* **EXERCISE BRIEF**:
Copy each line of the data below exactly, leaving out pictures.

---- COLLECTED DATA

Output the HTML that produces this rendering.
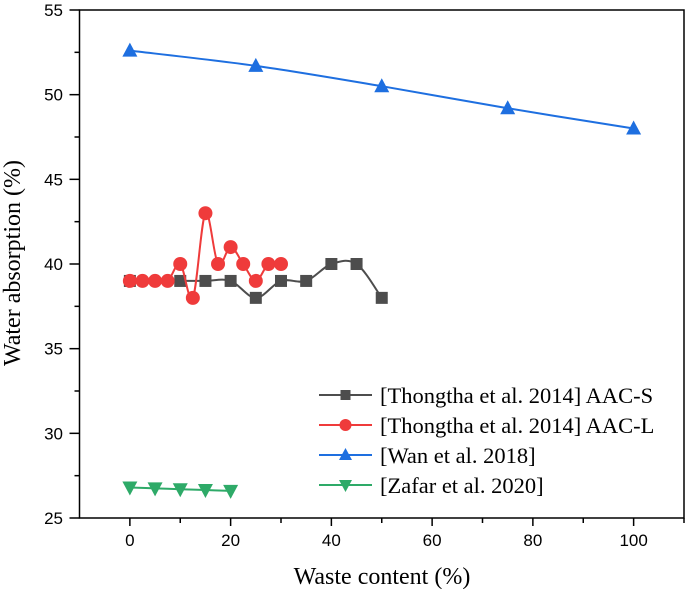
<!DOCTYPE html>
<html><head><meta charset="utf-8"><style>
html,body{margin:0;padding:0;background:#fff;}
svg{display:block;}
.tk{font-family:"Liberation Sans",Arial,sans-serif;font-size:17px;fill:#000;}
.ttl{font-family:"Liberation Serif","Times New Roman",serif;font-size:24px;fill:#000;}
.lg{font-family:"Liberation Serif","Times New Roman",serif;font-size:22.5px;fill:#000;}
</style></head><body>
<svg id="chart" width="685" height="589" viewBox="0 0 685 589" xmlns="http://www.w3.org/2000/svg">
<g id="axes"></g>
<g id="series"></g>
<g id="legend"></g>
<text class="ttl" x="382" y="584" text-anchor="middle">Waste content (%)</text>
<text class="ttl" transform="translate(20,263) rotate(-90)" text-anchor="middle">Water absorption (%)</text>
</svg>
<script>
const xTicks=[0,20,40,60,80,100];
const yTicks=[25,30,35,40,45,50,55];
const sX=[0,10,15,20,25,30,35,40,45,50];
const sY=[39,39,39,39,38,39,39,40,40,38];
const lX=[0,2.5,5,7.5,10,12.5,15,17.5,20,22.5,25,27.5,30];
const lY=[39,39,39,39,40,38,43,40,41,40,39,40,40];
const wX=[0,25,50,75,100];
const wY=[52.6,51.7,50.5,49.2,48.0];
const zX=[0,5,10,15,20];
const zY=[26.8,26.75,26.7,26.65,26.6];
const legendLabels=["[Thongtha et al. 2014] AAC-S","[Thongtha et al. 2014] AAC-L","[Wan et al. 2018]","[Zafar et al. 2020]"];

const NS="http://www.w3.org/2000/svg";
const L=79.5,R=684,T=10,B=518,xmin=-10,xmax=110,ymin=25,ymax=55;
const X=v=>L+(v-xmin)/(xmax-xmin)*(R-L);
const Y=v=>B-(v-ymin)/(ymax-ymin)*(B-T);
function mk(tag,attrs,parent){const e=document.createElementNS(NS,tag);for(const k in attrs)e.setAttribute(k,attrs[k]);parent.appendChild(e);return e;}
const axes=document.getElementById('axes');
const frame=mk('rect',{x:L,y:T,width:R-L,height:B-T,fill:'none',stroke:'#000','stroke-width':1.5},axes);


for(let v=0;v<=110;v+=10){
  const major=v%20===0;
  const t=mk('line',{x1:X(v),x2:X(v),y1:B,y2:B+(major?8:5),stroke:'#000','stroke-width':1.5},axes);
  
  
}
xTicks.forEach(v=>{
  const t=mk('text',{x:X(v),y:B+28,'text-anchor':'middle',class:'tk'},axes);t.textContent=v;
  
  
});
for(let v=25;v<=55;v+=2.5){
  const major=v%5===0;
  const t=mk('line',{x1:L-(major?10:5),x2:L,y1:Y(v),y2:Y(v),stroke:'#000','stroke-width':1.5},axes);
  
  
}
yTicks.forEach(v=>{
  const t=mk('text',{x:63,y:Y(v)+6,'text-anchor':'end',class:'tk'},axes);t.textContent=v;
  
  
});
function smooth(pts){
  let d=`M${pts[0][0]},${pts[0][1]}`;
  for(let i=0;i<pts.length-1;i++){
    const p0=pts[i-1]||pts[i],p1=pts[i],p2=pts[i+1],p3=pts[i+2]||p2;
    const c1=[p1[0]+(p2[0]-p0[0])/6,p1[1]+(p2[1]-p0[1])/6];
    const c2=[p2[0]-(p3[0]-p1[0])/6,p2[1]-(p3[1]-p1[1])/6];
    d+=` C${c1[0]},${c1[1]} ${c2[0]},${c2[1]} ${p2[0]},${p2[1]}`;
  }
  return d;
}
function marker(g,shape,cx,cy,color,sz){
  let e;
  if(shape==='sq')e=mk('rect',{x:cx-sz,y:cy-sz,width:2*sz,height:2*sz,fill:color},g);
  else if(shape==='ci')e=mk('circle',{cx:cx,cy:cy,r:sz+1,fill:color},g);
  else if(shape==='up')e=mk('polygon',{points:`${cx},${cy-sz-2} ${cx-sz-1.5},${cy+sz} ${cx+sz+1.5},${cy+sz}`,fill:color},g);
  else e=mk('polygon',{points:`${cx},${cy+sz+2} ${cx-sz-1.5},${cy-sz} ${cx+sz+1.5},${cy-sz}`,fill:color},g);
  return e;
}
const seriesG=document.getElementById('series');
const defs=[
  {xs:sX,ys:sY,color:'#4d4d4d',shape:'sq',name:'aac-s'},
  {xs:lX,ys:lY,color:'#ef3b3b',shape:'ci',name:'aac-l'},
  {xs:wX,ys:wY,color:'#1e6fe0',shape:'up',name:'wan-2018'},
  {xs:zX,ys:zY,color:'#2eaa68',shape:'dn',name:'zafar-2020'}
];
defs.forEach(s=>{
  const g=mk('g',{},seriesG);
  
  
  const pts=s.xs.map((x,i)=>[X(x),Y(s.ys[i])]);
  const p=mk('path',{d:smooth(pts),fill:'none',stroke:s.color,'stroke-width':2},g);
  
  
  pts.forEach(pt=>{
    const m=marker(g,s.shape,pt[0],pt[1],s.color,6);
    
    
  });
});
const lg=document.getElementById('legend');
defs.forEach((s,i)=>{
  const y=395+i*30;
  const g=mk('g',{},lg);
  
  
  mk('line',{x1:319,x2:372,y1:y,y2:y,stroke:s.color,'stroke-width':2},g);
  marker(g,s.shape,345.5,y,s.color,5);
  const t=mk('text',{x:380,y:y+8,class:'lg'},g);t.textContent=legendLabels[i];
});
</script>
</body></html>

--------

* **COMPLETE ANSWER**:
Output the HTML that produces this rendering.
<!DOCTYPE html>
<html><head><meta charset="utf-8"><style>
html,body{margin:0;padding:0;background:#fff;}
svg{display:block;}
.tk{font-family:"Liberation Sans",Arial,sans-serif;font-size:17px;fill:#000;}
.ttl{font-family:"Liberation Serif","Times New Roman",serif;font-size:24px;fill:#000;}
.lg{font-family:"Liberation Serif","Times New Roman",serif;font-size:22.5px;fill:#000;}
</style></head><body>
<svg id="chart" width="685" height="589" viewBox="0 0 685 589" xmlns="http://www.w3.org/2000/svg">
<g id="axes"></g>
<g id="series"></g>
<g id="legend"></g>
<text class="ttl" x="382" y="584" text-anchor="middle">Waste content (%)</text>
<text class="ttl" transform="translate(20,263) rotate(-90)" text-anchor="middle">Water absorption (%)</text>
</svg>
<script>
const xTicks=[0,20,40,60,80,100];
const yTicks=[25,30,35,40,45,50,55];
const sX=[0,10,15,20,25,30,35,40,45,50];
const sY=[39,39,39,39,38,39,39,40,40,38];
const lX=[0,2.5,5,7.5,10,12.5,15,17.5,20,22.5,25,27.5,30];
const lY=[39,39,39,39,40,38,43,40,41,40,39,40,40];
const wX=[0,25,50,75,100];
const wY=[52.6,51.7,50.5,49.2,48.0];
const zX=[0,5,10,15,20];
const zY=[26.8,26.75,26.7,26.65,26.6];
const legendLabels=["[Thongtha et al. 2014] AAC-S","[Thongtha et al. 2014] AAC-L","[Wan et al. 2018]","[Zafar et al. 2020]"];

const NS="http://www.w3.org/2000/svg";
const L=79.5,R=684,T=10,B=518,xmin=-10,xmax=110,ymin=25,ymax=55;
const X=v=>L+(v-xmin)/(xmax-xmin)*(R-L);
const Y=v=>B-(v-ymin)/(ymax-ymin)*(B-T);
function mk(tag,attrs,parent){const e=document.createElementNS(NS,tag);for(const k in attrs)e.setAttribute(k,attrs[k]);parent.appendChild(e);return e;}
const axes=document.getElementById('axes');
const frame=mk('rect',{x:L,y:T,width:R-L,height:B-T,fill:'none',stroke:'#000','stroke-width':1.5},axes);


for(let v=0;v<=110;v+=10){
  const major=v%20===0;
  const t=mk('line',{x1:X(v),x2:X(v),y1:B,y2:B+(major?8:5),stroke:'#000','stroke-width':1.5},axes);
  
  
}
xTicks.forEach(v=>{
  const t=mk('text',{x:X(v),y:B+28,'text-anchor':'middle',class:'tk'},axes);t.textContent=v;
  
  
});
for(let v=25;v<=55;v+=2.5){
  const major=v%5===0;
  const t=mk('line',{x1:L-(major?10:5),x2:L,y1:Y(v),y2:Y(v),stroke:'#000','stroke-width':1.5},axes);
  
  
}
yTicks.forEach(v=>{
  const t=mk('text',{x:63,y:Y(v)+6,'text-anchor':'end',class:'tk'},axes);t.textContent=v;
  
  
});
function smooth(pts){
  let d=`M${pts[0][0]},${pts[0][1]}`;
  for(let i=0;i<pts.length-1;i++){
    const p0=pts[i-1]||pts[i],p1=pts[i],p2=pts[i+1],p3=pts[i+2]||p2;
    const c1=[p1[0]+(p2[0]-p0[0])/6,p1[1]+(p2[1]-p0[1])/6];
    const c2=[p2[0]-(p3[0]-p1[0])/6,p2[1]-(p3[1]-p1[1])/6];
    d+=` C${c1[0]},${c1[1]} ${c2[0]},${c2[1]} ${p2[0]},${p2[1]}`;
  }
  return d;
}
function marker(g,shape,cx,cy,color,sz){
  let e;
  if(shape==='sq')e=mk('rect',{x:cx-sz,y:cy-sz,width:2*sz,height:2*sz,fill:color},g);
  else if(shape==='ci')e=mk('circle',{cx:cx,cy:cy,r:sz+1,fill:color},g);
  else if(shape==='up')e=mk('polygon',{points:`${cx},${cy-sz-2} ${cx-sz-1.5},${cy+sz} ${cx+sz+1.5},${cy+sz}`,fill:color},g);
  else e=mk('polygon',{points:`${cx},${cy+sz+2} ${cx-sz-1.5},${cy-sz} ${cx+sz+1.5},${cy-sz}`,fill:color},g);
  return e;
}
const seriesG=document.getElementById('series');
const defs=[
  {xs:sX,ys:sY,color:'#4d4d4d',shape:'sq',name:'aac-s'},
  {xs:lX,ys:lY,color:'#ef3b3b',shape:'ci',name:'aac-l'},
  {xs:wX,ys:wY,color:'#1e6fe0',shape:'up',name:'wan-2018'},
  {xs:zX,ys:zY,color:'#2eaa68',shape:'dn',name:'zafar-2020'}
];
defs.forEach(s=>{
  const g=mk('g',{},seriesG);
  
  
  const pts=s.xs.map((x,i)=>[X(x),Y(s.ys[i])]);
  const p=mk('path',{d:smooth(pts),fill:'none',stroke:s.color,'stroke-width':2},g);
  
  
  pts.forEach(pt=>{
    const m=marker(g,s.shape,pt[0],pt[1],s.color,6);
    
    
  });
});
const lg=document.getElementById('legend');
defs.forEach((s,i)=>{
  const y=395+i*30;
  const g=mk('g',{},lg);
  
  
  mk('line',{x1:319,x2:372,y1:y,y2:y,stroke:s.color,'stroke-width':2},g);
  marker(g,s.shape,345.5,y,s.color,5);
  const t=mk('text',{x:380,y:y+8,class:'lg'},g);t.textContent=legendLabels[i];
});
</script>
</body></html>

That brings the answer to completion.